Population characteristics were collected at baseline examination and during follow-up phone calls. All cardiovascular events were confirmed with clinical documentation. Within age groups, Cox regression analyses were conducted for increasing CAC scores, and hazard ratios (HR) were calculated and Kaplan-Meier curves constructed to show the risk of death and survival analyses for increasing CAC score within each prespecified age group.
Age is just a number
Among patients ages 45 to 54 years, just 4% had CAC scores greater than 100. However, these patients had an event rate of 17.7 per 1,000 person-years, and they were eight times more likely to have an event related to coronary heart disease than those with calcium scores of 0, Blaha said.

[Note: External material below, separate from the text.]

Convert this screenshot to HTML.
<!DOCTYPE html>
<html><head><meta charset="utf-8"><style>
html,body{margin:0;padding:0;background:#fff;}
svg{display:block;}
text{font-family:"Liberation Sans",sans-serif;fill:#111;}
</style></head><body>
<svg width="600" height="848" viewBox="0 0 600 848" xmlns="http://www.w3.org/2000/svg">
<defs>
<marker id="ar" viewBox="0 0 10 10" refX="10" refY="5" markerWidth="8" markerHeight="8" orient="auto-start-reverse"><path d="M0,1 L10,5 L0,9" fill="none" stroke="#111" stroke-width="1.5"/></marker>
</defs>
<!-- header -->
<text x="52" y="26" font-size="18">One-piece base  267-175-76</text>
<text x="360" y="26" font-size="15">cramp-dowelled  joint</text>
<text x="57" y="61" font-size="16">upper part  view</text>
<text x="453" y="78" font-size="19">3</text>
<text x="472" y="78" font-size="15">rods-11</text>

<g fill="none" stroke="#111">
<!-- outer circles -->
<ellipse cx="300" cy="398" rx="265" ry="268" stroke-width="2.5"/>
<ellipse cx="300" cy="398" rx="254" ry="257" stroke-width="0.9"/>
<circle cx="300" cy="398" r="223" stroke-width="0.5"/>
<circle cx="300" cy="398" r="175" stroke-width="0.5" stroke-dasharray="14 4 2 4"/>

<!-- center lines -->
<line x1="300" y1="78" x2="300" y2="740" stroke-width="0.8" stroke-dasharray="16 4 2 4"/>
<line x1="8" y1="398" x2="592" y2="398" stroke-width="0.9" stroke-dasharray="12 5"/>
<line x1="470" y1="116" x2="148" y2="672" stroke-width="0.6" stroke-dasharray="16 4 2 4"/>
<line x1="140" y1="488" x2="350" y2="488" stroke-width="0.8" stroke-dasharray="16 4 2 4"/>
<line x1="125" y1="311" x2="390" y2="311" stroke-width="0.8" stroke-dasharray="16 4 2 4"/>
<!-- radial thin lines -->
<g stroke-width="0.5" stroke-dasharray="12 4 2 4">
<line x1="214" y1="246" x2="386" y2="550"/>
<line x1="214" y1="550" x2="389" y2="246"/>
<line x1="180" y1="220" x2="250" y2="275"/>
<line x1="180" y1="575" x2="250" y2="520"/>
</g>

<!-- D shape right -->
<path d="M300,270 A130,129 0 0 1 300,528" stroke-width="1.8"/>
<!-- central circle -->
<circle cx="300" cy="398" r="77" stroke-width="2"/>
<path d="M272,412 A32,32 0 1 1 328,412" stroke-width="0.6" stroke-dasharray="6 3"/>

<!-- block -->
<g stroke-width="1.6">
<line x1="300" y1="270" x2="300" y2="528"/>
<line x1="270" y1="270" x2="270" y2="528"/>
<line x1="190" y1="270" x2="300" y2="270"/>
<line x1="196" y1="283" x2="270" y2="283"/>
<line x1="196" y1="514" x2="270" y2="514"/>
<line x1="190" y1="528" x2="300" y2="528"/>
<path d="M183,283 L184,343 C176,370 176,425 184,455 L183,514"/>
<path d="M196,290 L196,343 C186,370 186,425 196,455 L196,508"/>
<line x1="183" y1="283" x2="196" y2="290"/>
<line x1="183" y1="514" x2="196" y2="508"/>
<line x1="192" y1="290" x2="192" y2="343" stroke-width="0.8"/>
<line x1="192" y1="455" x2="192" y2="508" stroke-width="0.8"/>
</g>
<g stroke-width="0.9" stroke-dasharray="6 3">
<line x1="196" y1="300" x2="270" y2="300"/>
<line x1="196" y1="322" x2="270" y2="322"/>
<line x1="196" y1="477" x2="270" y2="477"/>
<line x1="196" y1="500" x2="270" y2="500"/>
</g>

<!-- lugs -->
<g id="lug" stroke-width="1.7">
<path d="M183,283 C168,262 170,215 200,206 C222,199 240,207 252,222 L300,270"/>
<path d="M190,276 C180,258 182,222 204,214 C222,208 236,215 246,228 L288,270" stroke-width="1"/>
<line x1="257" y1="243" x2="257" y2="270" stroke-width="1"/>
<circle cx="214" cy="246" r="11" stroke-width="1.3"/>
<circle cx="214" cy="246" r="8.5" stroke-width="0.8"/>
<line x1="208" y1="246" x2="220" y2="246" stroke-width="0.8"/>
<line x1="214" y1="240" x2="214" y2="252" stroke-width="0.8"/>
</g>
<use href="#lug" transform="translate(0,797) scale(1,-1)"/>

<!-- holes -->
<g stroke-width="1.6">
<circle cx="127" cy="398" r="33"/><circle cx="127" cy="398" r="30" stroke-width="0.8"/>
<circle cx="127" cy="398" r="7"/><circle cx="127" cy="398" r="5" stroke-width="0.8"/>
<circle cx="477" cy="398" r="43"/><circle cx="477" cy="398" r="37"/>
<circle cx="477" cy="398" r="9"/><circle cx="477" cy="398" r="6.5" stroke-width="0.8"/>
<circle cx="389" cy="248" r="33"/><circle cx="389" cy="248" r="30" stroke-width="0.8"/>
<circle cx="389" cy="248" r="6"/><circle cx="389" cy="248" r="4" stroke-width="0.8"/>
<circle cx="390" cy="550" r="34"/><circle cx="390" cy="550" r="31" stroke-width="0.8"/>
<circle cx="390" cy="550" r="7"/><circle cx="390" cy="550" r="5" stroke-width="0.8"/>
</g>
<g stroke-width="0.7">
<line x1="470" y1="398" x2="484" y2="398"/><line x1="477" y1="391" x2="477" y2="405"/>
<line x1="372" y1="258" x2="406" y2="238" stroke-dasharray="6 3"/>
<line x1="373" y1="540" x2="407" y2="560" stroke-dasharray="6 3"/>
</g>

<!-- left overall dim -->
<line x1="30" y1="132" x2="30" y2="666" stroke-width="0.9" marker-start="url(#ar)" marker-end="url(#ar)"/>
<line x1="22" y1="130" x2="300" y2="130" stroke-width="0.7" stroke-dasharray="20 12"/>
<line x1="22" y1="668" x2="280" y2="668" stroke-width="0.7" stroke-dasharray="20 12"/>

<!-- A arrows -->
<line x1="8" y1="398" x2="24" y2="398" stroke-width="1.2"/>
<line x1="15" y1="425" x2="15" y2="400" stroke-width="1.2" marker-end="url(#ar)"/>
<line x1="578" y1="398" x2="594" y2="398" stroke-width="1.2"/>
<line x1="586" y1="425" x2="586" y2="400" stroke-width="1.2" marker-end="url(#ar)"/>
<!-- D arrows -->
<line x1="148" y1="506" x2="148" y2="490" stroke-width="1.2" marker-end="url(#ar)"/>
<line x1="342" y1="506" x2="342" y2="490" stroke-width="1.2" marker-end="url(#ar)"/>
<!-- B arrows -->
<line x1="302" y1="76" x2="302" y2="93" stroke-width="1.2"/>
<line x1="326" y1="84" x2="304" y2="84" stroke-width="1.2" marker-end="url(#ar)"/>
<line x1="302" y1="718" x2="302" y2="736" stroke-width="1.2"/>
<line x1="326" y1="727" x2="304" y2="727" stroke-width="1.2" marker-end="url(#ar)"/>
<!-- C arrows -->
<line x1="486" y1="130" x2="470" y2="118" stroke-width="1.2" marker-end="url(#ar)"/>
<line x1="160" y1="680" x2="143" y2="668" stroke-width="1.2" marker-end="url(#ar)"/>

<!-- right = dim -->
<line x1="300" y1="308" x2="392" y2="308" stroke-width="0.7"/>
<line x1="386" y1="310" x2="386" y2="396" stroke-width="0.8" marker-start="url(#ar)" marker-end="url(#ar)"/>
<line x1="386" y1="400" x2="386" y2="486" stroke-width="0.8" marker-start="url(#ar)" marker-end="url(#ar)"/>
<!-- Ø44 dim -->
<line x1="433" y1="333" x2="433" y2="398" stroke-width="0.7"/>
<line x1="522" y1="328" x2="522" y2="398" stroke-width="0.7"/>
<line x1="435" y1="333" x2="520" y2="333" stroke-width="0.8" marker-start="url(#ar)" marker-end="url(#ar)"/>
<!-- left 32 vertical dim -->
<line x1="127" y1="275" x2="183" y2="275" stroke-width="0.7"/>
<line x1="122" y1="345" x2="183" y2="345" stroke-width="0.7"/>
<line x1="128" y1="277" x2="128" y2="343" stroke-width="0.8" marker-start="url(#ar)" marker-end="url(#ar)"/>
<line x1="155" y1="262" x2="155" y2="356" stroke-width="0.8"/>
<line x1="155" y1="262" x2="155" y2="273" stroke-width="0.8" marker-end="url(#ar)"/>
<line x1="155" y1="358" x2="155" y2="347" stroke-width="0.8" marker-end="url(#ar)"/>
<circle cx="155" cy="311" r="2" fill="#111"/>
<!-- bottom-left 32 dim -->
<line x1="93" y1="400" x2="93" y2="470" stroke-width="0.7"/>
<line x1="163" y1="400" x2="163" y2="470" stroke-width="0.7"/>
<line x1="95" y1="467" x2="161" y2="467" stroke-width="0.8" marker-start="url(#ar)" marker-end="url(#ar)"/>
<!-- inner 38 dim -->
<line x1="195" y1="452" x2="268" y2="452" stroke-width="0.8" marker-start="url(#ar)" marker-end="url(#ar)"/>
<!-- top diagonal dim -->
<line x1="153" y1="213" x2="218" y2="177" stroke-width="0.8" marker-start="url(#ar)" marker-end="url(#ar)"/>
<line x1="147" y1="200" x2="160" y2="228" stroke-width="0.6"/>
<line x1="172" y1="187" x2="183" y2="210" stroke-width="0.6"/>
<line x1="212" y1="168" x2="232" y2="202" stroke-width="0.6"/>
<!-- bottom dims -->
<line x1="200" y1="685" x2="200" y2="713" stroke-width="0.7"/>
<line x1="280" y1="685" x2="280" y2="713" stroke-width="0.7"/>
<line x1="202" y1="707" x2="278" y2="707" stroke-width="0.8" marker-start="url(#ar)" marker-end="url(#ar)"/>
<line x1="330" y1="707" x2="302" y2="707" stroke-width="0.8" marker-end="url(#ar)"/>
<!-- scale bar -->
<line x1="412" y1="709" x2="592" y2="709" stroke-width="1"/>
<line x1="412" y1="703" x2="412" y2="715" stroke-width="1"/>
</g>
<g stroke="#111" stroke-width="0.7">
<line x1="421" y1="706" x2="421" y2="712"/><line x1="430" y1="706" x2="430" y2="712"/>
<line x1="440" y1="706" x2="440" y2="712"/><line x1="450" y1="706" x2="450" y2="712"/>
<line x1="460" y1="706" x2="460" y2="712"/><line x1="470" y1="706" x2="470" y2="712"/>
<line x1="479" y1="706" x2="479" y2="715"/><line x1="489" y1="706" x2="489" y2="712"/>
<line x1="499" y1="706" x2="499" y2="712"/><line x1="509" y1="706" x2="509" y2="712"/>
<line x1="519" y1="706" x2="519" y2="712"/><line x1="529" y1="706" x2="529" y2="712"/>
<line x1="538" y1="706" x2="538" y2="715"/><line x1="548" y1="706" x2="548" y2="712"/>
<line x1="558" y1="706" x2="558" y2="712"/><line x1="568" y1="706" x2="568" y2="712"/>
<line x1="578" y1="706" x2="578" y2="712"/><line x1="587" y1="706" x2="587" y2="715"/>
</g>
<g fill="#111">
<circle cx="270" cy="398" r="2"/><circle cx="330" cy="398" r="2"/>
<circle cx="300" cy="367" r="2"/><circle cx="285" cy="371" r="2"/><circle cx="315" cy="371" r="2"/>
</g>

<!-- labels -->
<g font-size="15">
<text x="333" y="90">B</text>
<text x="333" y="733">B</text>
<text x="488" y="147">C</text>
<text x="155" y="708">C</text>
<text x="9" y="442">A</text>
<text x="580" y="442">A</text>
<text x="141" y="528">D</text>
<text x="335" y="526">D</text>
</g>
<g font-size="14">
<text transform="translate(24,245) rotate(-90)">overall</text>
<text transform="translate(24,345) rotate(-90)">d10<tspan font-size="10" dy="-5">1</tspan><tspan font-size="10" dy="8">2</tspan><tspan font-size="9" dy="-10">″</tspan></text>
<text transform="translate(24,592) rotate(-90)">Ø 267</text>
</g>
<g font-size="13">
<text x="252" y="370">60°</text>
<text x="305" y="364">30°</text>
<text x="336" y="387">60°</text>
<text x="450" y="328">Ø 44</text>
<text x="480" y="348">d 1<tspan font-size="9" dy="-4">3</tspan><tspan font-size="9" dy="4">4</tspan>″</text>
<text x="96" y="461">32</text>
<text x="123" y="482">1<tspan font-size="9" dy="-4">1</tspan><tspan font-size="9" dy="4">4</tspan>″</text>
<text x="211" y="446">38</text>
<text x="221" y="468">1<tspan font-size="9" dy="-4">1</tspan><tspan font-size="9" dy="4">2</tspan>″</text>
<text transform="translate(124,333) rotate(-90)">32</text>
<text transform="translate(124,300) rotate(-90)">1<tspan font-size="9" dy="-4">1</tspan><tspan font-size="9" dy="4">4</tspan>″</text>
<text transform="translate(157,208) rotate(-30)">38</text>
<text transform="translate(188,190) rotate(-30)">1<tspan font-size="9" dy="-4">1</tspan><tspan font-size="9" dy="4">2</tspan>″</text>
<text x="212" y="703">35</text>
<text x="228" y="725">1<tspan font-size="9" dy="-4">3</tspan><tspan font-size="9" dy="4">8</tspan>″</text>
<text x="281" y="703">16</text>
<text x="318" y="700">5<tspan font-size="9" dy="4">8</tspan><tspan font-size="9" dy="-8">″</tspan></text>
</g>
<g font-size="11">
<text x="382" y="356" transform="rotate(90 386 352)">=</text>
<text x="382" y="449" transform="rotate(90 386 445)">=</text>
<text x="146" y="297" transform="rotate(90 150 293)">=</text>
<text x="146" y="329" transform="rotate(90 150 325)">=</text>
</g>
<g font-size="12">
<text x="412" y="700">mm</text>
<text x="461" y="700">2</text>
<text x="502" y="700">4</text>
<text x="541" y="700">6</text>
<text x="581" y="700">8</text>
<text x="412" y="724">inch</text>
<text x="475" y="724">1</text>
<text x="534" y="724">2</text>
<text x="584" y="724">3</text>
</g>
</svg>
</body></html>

As age increased, the percentage of current smokers decreased, while the proportion of hypertensive and diabetic patients increased.
The finding underscores the value of CAC determination in younger persons who may be at an increased risk of coronary heart disease events, and may have significant atherosclerotic burden even if they're asymptomatic, Blaha said.
"If you're young and have calcium, you're at high risk, and if you're old and you have no calcium, just because you're old doesn't mean you're at high risk," he said. "What matters is if you have atherosclerosis."
In the 75- to 84-year-old group, calcium remains an inaccurate means of improving cardiovascular risk stratification, he said.
"If you're young and have a calcium score greater than 100, your risk far exceeds that of someone older than 75 with no calcium," Blaha said. "About 20% of people in our older group had a calcium score of 0."
All images courtesy of Dr. Michael Blaha and Dr. Rajesh Tota-Maharaj. |
Cardiovascular disease event rate per 1,000 person-years by CAC score and age groups. |
The results show that the calcium scoring test may benefit both younger and older people in terms of refining their true heart disease risk, according to the researchers.
"It can help us identify a subset of younger people at higher risk who should make substantial lifestyle modifications and possibly take cholesterol-lowering medication and aspirin," said Tota-Maharaj. "For older individuals without calcium in their arteries, it means they do not need routinely prescribed cholesterol-lowering medications or aspirin because they are at a lower risk of a heart attack."
"Framingham is a little outdated, and it tends to overestimate risk in nearly all modern populations that are treated with medications," Blaha said. "That's why I think the time has come to incorporate atherosclerosis imaging directly into risk prediction."
Calcium scoring makes an excellent addition because it "applies outside the typical intermediate-risk patient," Blaha said. "It applies to the young and the old, and it applies to those with few risk factors and many risk factors."
Thus, rather than creating a new level of evidence, the study aims to expand the pool of patients for whom level-II evidence already exists, Blaha said.
To eventually achieve a higher level of evidence for risk prediction, the group is currently putting together a multicenter, randomized study of CAC scoring in which 30,000 patients will be assigned to current care (cholesterol, C-reactive protein, stress tests, etc.) versus CAC score, Blaha said.